Never Lead Him On

I was at my friends house, and took her phone and started to text this guy that she used to go out with. I was said "Hi this is (insert name here)'s friend. What's up?" He responded with something along the lines of "Ummm okay...nothing. You?" And we just kept talking, and by literally the third or fourth text he sent me was "Would you consider going out with me?" I was like woah! Way too fast! But I kept talking to him and having fun then he started saying that he liked me and I had never met the guy. I honestly thought I liked him too even though I had no idea who this guy was. It felt weird. I eventually started to text him on my phone and we kept talking, and talking, and talking. I kept telling him that I wanted to see him like he wanted to see me, but that I couldn't because there were a lot of problems. And I kept leading him on and I wasn't aware of that.

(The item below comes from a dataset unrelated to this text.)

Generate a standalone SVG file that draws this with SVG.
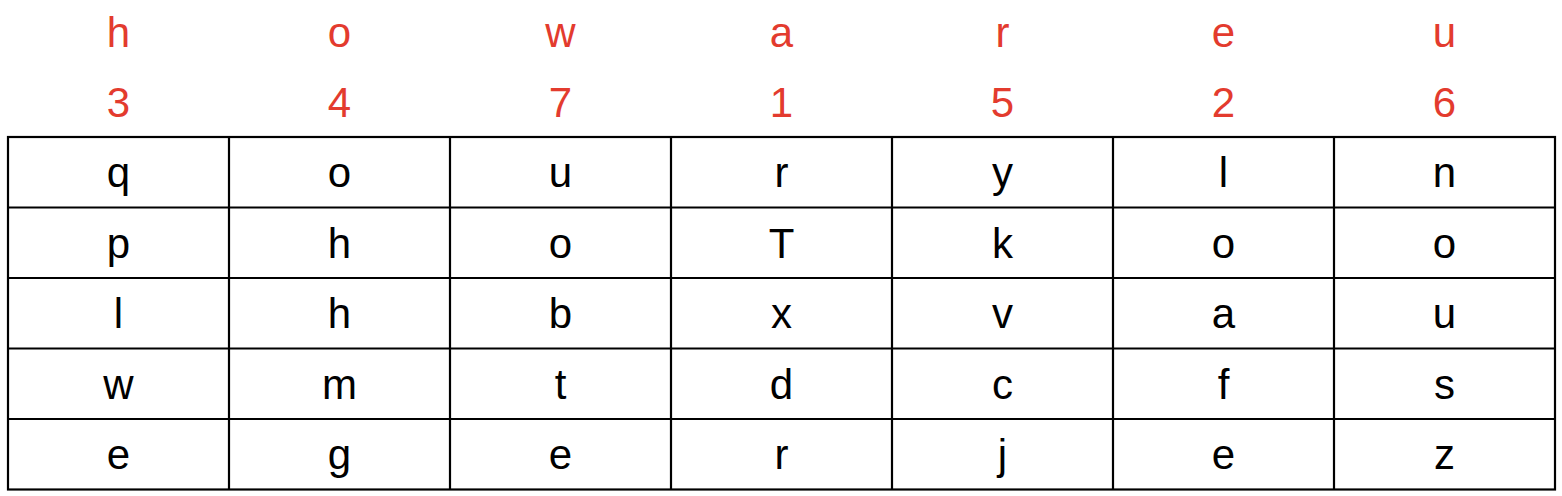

Then, he was asking me if he could take me to school and when could we go on a date and stuff. And here's something that I didn't mention... He's a junior and I'm a freshman! He's two years older than me, has never met me, and wanted to go out with me! And he was like "You can wait in my car with me until the bell rings before school." It was so weird and I started to get scared. I said "no" to it more than enough times. It was then I realized that I couldn't like him and no way could he like me. He kept on saying that he did like me a lot and that he got over my friend for me. He started opening up and said he was tired of being lonely and wanted to be in a relationship. Then I realized he was just a pathetic, horny guy. And to top it all off he started asking me if I could give him some of my friends phone numbers! Can you believe that?! It was the weirdest thing I have ever been through and potentially the scariest because who knows what he wanted with me. I couldn't and still can't believe I was so stupid. I experienced that leading a guy on is HUGE mistake! Even if he really did like me, it is the biggest, dumbest mistake I have ever made and will now never try to convince myself that I like someone I have never met.